* _Exercise description_
Write out the data below exactly as given, without any of its pictures.

====================

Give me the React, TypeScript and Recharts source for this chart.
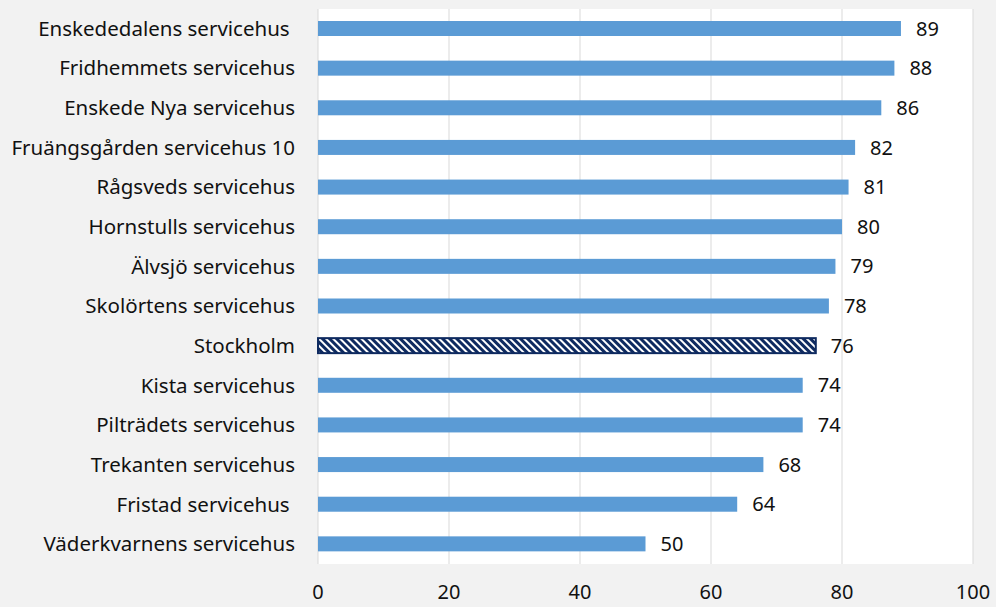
import { BarChart, Bar, XAxis, YAxis, CartesianGrid, LabelList, Cell } from "recharts";

const names = [
  "Enskededalens servicehus ",
  "Fridhemmets servicehus",
  "Enskede Nya servicehus",
  "Fruängsgården servicehus 10",
  "Rågsveds servicehus",
  "Hornstulls servicehus",
  "Älvsjö servicehus",
  "Skolörtens servicehus",
  "Stockholm",
  "Kista servicehus",
  "Pilträdets servicehus",
  "Trekanten servicehus",
  "Fristad servicehus ",
  "Väderkvarnens servicehus",
];
const values = [89, 88, 86, 82, 81, 80, 79, 78, 76, 74, 74, 68, 64, 50];
const xTicks = [0, 20, 40, 60, 80, 100];
const highlight = "Stockholm";

const data = names.map((name, i) => ({ name, value: values[i] }));

const FONT = "'Noto Sans', sans-serif";

function NameTick({ x, y, payload }: any) {
  return (
    <text
      x={x}
      y={y}
      dy={7}
      textAnchor="end"
      fontSize={20.5}
      fontFamily={FONT}
      fill="#111"
      style={{ whiteSpace: "pre" }}
    >
      {payload.value}
    </text>
  );
}

function BarShape(props: any) {
  const { x, y, width, height, payload } = props;
  if (payload.name !== highlight) {
    return <rect x={x} y={y} width={width} height={height} fill="#5b9bd5" />;
  }
  return (
    <g>
      <defs>
        <pattern id="hatch" width="5" height="5" patternUnits="userSpaceOnUse" patternTransform="rotate(-45)">
          <rect width="5" height="5" fill="#0e2a60" />
          <rect width="2" height="5" fill="#fff" />
        </pattern>
      </defs>
      <rect x={x} y={y} width={width} height={height} fill="url(#hatch)" stroke="#0e2a60" strokeWidth={2} />
    </g>
  );
}

export default function App() {
  return (
    <div style={{ position: "absolute", top: 0, left: 0, width: 996, height: 607, background: "#f2f2f2" }}>
      <BarChart
        width={996}
        height={607}
        data={data}
        layout="vertical"
        margin={{ top: 9, right: 23, bottom: 0, left: 0 }}
        barCategoryGap="30%"
      >
        <CartesianGrid horizontal={false} stroke="#d9d9d9" fill="#ffffff" />
        <XAxis
          type="number"
          domain={[0, 100]}
          ticks={xTicks}
          axisLine={false}
          tickLine={false}
          tick={{ fontSize: 20, fontFamily: FONT, fill: "#111" }}
          tickMargin={15}
          height={43}
        />
        <YAxis
          type="category"
          dataKey="name"
          width={318}
          axisLine={false}
          tickLine={false}
          tick={<NameTick />}
          tickMargin={17}
          interval={0}
        />
        <Bar dataKey="value" barSize={15} shape={<BarShape />} isAnimationActive={false}>
          {data.map((d) => (
            <Cell key={d.name} />
          ))}
          <LabelList dataKey="value" position="right" offset={15} fontSize={20} fontFamily={FONT} fill="#111" />
        </Bar>
      </BarChart>
    </div>
  );
}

====================

* _Task output_
Give me the React, TypeScript and Recharts source for this chart.
import { BarChart, Bar, XAxis, YAxis, CartesianGrid, LabelList, Cell } from "recharts";

const names = [
  "Enskededalens servicehus ",
  "Fridhemmets servicehus",
  "Enskede Nya servicehus",
  "Fruängsgården servicehus 10",
  "Rågsveds servicehus",
  "Hornstulls servicehus",
  "Älvsjö servicehus",
  "Skolörtens servicehus",
  "Stockholm",
  "Kista servicehus",
  "Pilträdets servicehus",
  "Trekanten servicehus",
  "Fristad servicehus ",
  "Väderkvarnens servicehus",
];
const values = [89, 88, 86, 82, 81, 80, 79, 78, 76, 74, 74, 68, 64, 50];
const xTicks = [0, 20, 40, 60, 80, 100];
const highlight = "Stockholm";

const data = names.map((name, i) => ({ name, value: values[i] }));

const FONT = "'Noto Sans', sans-serif";

function NameTick({ x, y, payload }: any) {
  return (
    <text
      x={x}
      y={y}
      dy={7}
      textAnchor="end"
      fontSize={20.5}
      fontFamily={FONT}
      fill="#111"
      style={{ whiteSpace: "pre" }}
    >
      {payload.value}
    </text>
  );
}

function BarShape(props: any) {
  const { x, y, width, height, payload } = props;
  if (payload.name !== highlight) {
    return <rect x={x} y={y} width={width} height={height} fill="#5b9bd5" />;
  }
  return (
    <g>
      <defs>
        <pattern id="hatch" width="5" height="5" patternUnits="userSpaceOnUse" patternTransform="rotate(-45)">
          <rect width="5" height="5" fill="#0e2a60" />
          <rect width="2" height="5" fill="#fff" />
        </pattern>
      </defs>
      <rect x={x} y={y} width={width} height={height} fill="url(#hatch)" stroke="#0e2a60" strokeWidth={2} />
    </g>
  );
}

export default function App() {
  return (
    <div style={{ position: "absolute", top: 0, left: 0, width: 996, height: 607, background: "#f2f2f2" }}>
      <BarChart
        width={996}
        height={607}
        data={data}
        layout="vertical"
        margin={{ top: 9, right: 23, bottom: 0, left: 0 }}
        barCategoryGap="30%"
      >
        <CartesianGrid horizontal={false} stroke="#d9d9d9" fill="#ffffff" />
        <XAxis
          type="number"
          domain={[0, 100]}
          ticks={xTicks}
          axisLine={false}
          tickLine={false}
          tick={{ fontSize: 20, fontFamily: FONT, fill: "#111" }}
          tickMargin={15}
          height={43}
        />
        <YAxis
          type="category"
          dataKey="name"
          width={318}
          axisLine={false}
          tickLine={false}
          tick={<NameTick />}
          tickMargin={17}
          interval={0}
        />
        <Bar dataKey="value" barSize={15} shape={<BarShape />} isAnimationActive={false}>
          {data.map((d) => (
            <Cell key={d.name} />
          ))}
          <LabelList dataKey="value" position="right" offset={15} fontSize={20} fontFamily={FONT} fill="#111" />
        </Bar>
      </BarChart>
    </div>
  );
}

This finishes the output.